PUBLISHED : Tuesday, 26 May, 2009, 12:00am
UPDATED : Tuesday, 26 May, 2009, 12:00am

Should more ice-cream-hawker licences be issued?

Why limit new ice-cream hawker licences to only 61 when 3,500 people are unemployed yet willing to do the work? Why are we so strict on limiting hawkers?

Come to Ma On Shan, the streets are deserts with neither markets nor culture between the private housing estates and shopping centres. Ma On Shan could use more hawkers and street life.

Meanwhile unemployment has climbed to 5 per cent. The government says 'we won't interfere' as companies lay off a large number of workers. On the other hand how are these increasing numbers of unemployed supposed to survive? Is it not the government that should at least legalise and find ways for them to eke out some sort of living, as long as they are willing to do the work and take the business risks?

This is a HK$6,000-a-month job, 3,500 people want it and the government will reject 3,439 people for whom HK$6,000 is vital for surviving during this crisis when they would otherwise have no income and face high food prices.

The government should relax the limit it imposed on hawker licences. Ice cream is not a nuisance on a hot day.

Doris Lee, Ma On Shan

Should the smoking ban be delayed?

Rob Weiler (Talkback, May 21) suggests that bars lower their prices to attract new, non-smoking customers.

This seems a very pro-recession statement, if such a thing exists. Smokers, who have been proven time and again to spend far more in bars than non-smokers (could it be they really are cooler and have more fun?) are happy to continue to pay these prices for a comfortable, happy time in a smoky bar.

But perhaps Mr Weiler has inadvertently found the happy medium. Non-smokers go to non-smoking bars.

The volume of new non-smoking clientele should enable cheaper drinks and perhaps some of them like Mr Weiler might even stay for more than one drink.

Meanwhile, the smokers go to smoky bars and pay high prices. Let the market decide, give the bar owners freedom to choose. Oh, wait - the market already did decide and we currently have probably equal numbers of smoking and non-smoking bars, all happily making a profit and keeping people employed. And as for banning indoor smoking and outdoor dining and drinking, in the same month, during a global economic meltdown?

Tom Grek, Central

Should rules on open space be more flexible?

I do think the rules should be more flexible. Some dining places in Lan Kwai Fong and the Sai Wan Ho waterfront should be given permission to continue having patrons outdoors.

These places do not cause hygiene problems, they are very relaxing and they are not a nuisance to the public.

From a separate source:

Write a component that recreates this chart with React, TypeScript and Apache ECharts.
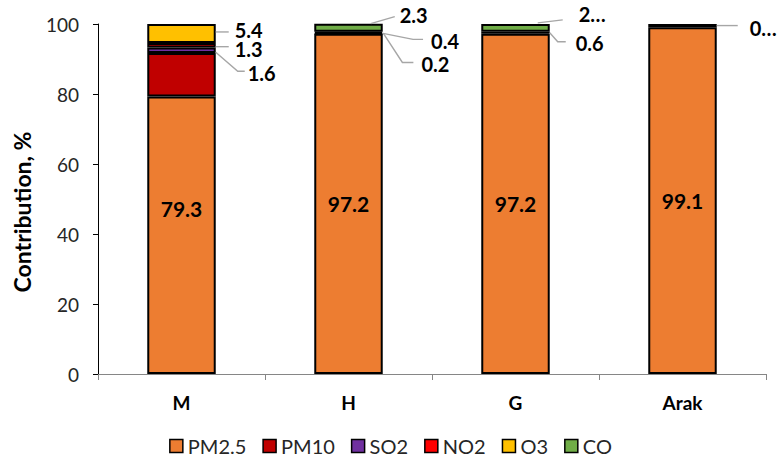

But on the other hand, some dai pai dong in Mong Kok, Cheung Sha Wan and Sham Shui Po should be banned as those restaurants are very dirty and noisy. Those are not suitable places for dining out. They do not enhance Hong Kong's reputation as an international city.

Johnny Lee, Cheung Sha Wan

Should CCTV be installed in busy pedestrian areas?

Following the acid attacks in Mong Kok, police are now considering the use of closed-circuit television cameras in some of Hong Kong's busy shopping precincts, such as Causeway Bay and parts of Tsim Sha Tsui. I think the government would be well advised to take this sort of measure.

However, one issue that has been raised is privacy. While I appreciate people have concerns in this regard, I would urge the government to stick to its guns and consider the importance of ensuring public safety.

It is important for a government, especially one in a prosperous metropolis with a high-density population like Hong Kong, to protect its citizens and do its best to prevent them from getting hurt while they are out walking on the street.

There are always going to be disturbed and aggressive people in our community capable of committing criminal acts that are harmful to members of the public. Whatever their motives, their actions are clearly unacceptable by any standards.

These attacks on citizens have serious and sometimes tragic consequences. For example, acid attacks can leave people disfigured. They can cause permanent damage. Some people could be killed.

Everyone is at risk from such unstable people and when attacks like this happen, it is the responsibility of the government to come up with a rapid response and try to reduce the risk.

Christine Keys To Yu-ling, Tuen Mun

How can MTR passenger behaviour be improved?

Most of us will have heard the safety messages in television adverts and over the public address systems at MTR stations and on LCD displays. You sometimes see members of staff on MTR platforms reminding people about the need to be safe and trying to deter commuters from rushing onto the train as the doors are closing.

I think the MTR Corporation has done a good job with its safety promotions. However, you still see people taking risks.

I think this shows there is still a lack of awareness and some passengers are still willing to take risks. However, by acting in such an irresponsible manner they are putting other passengers at risk.

To deter such practices, the MTR Corp should deploy more members of staff who can enforce the by-laws and take action against passengers who contravene these by-laws.

Perhaps they should also run adverts emphasising what I have said, that people acting in an irresponsible and dangerous manner can harm other passengers.